O coletivo ativista e feminista chileno LasTesis, também se estreia em Portugal, para desenvolver, com cerca de 80 mulheres e dissidentes locais, a performance “Resistência”, que propõe denunciar a violência do pensamento colonial.

Outra estreia em solo nacional é uma “performance duracional”, comissionada pela BoCA, do jovem canadiano Miles Greenberg, que teve como mentora Marina Abramovic´ (que participou na edição anterior da bienal).

O realizador português Pedro Costa vai utilizar o vídeo, o teatro e a música, com Os Músicos do Tejo, para criar uma narrativa ficcional que volta a colocar a ênfase no pós-colonialismo.

Em Almada, a atriz e encenadora Mónica Calle vai dirigir a atenção para um espaço público natural, a praia, por onde conduzirá pequenos grupos de espetadores, através de percursos intimistas, levando-os a lugares desconhecidos, “Entre o Céu e a Terra”.

O encenador italiano Romeo Castellucci, “um dos mais importantes nomes do teatro europeu, mestre na criação de imagens que se alojam na nossa memória para sempre”, como a BoCA recorda, vai apresentar, em estreia nacional, a vídeo instalação performativa, intitulada “O Terceiro Reich”, sobre a violência de uma comunicação imposta e obrigatória, enquanto o encenador Tiago Cadete reflete sobre as migrações e os motivos que as sustentam, em “Brasa”.

A ‘rapper’ portuguesa Capicua também marca presença nesta edição da bienal, com o seu primeiro texto teatral, em cocriação e com interpretação de Tiago Barbosa, que passará por Lisboa e Faro.

Ainda na senda de aliar a programação artística aos espaços naturais, a BoCA vai desenvolver o projeto “A Defesa da Natureza”, inspirado no legado de Joseph Beuys (1921-1986), que se estenderá por dez anos.

O gesto, que compõe “Plantação de 7.000 Árvores”, divide-se entre 7.000 plantações de novas criações (naturais e artísticas) de espécies autóctones, fertilizando um projeto a longo prazo, em que novos municípios e milhares de artistas nacionais e estrangeiros, bem como elementos da sociedade civil, serão os agentes da construção de uma floresta de artistas e de obras de arte.

Nesta diluição dos papéis entre natural e humano, e artista e ‘não-artista’, Joseph Beuys afirmou a icónica frase de que “todos podemos ser artistas”. À luz desta proposição, a direção artística da BoCA refere que “todos podemos salvar o mundo”.

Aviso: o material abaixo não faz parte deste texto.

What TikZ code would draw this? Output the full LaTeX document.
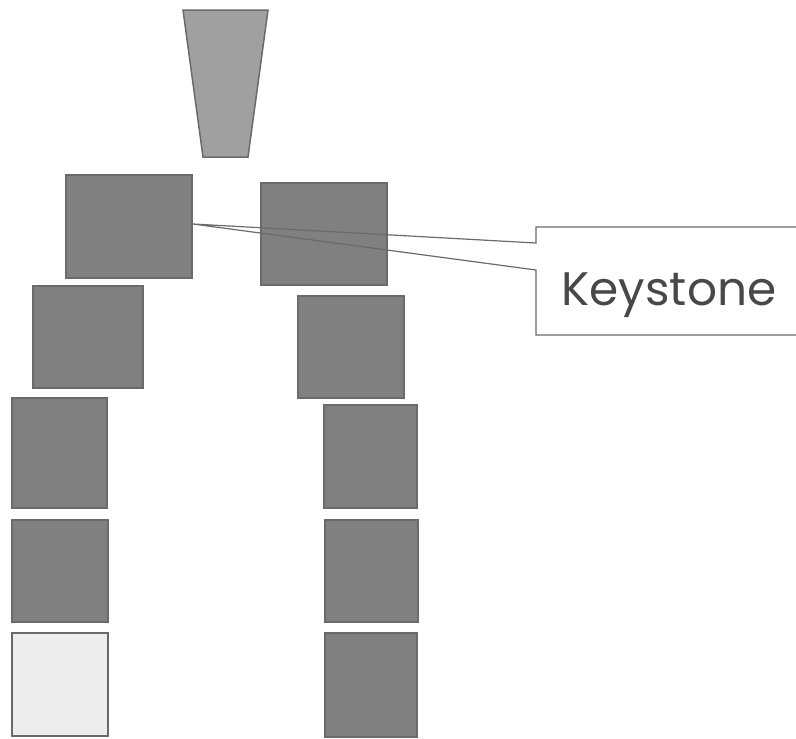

E é também neste lugar entre a arte e a natureza que se situa a série “Quero ver as minhas montanhas”, com curadoria de Delfim Sardo e Sílvia Gomes, e com a participação dos artistas Sara Bichão, Diana Policarpo, Dayana Lucas, Gustavo Sumpta, Gustavo Ciríaco, Musa paradisiaca e o coletivo Berru.

A bienal tem prevista ainda uma série de debates e encontros com artistas como Grada Kilomba, Tania Bruguera e Frédérique Ait-Touati com Odete.

A corógrafa Alice Ripoll e o realizador Pedro Costa estão já confirmados como responsáveis por dois ‘workshops’ de dança e cinema, respetivamente.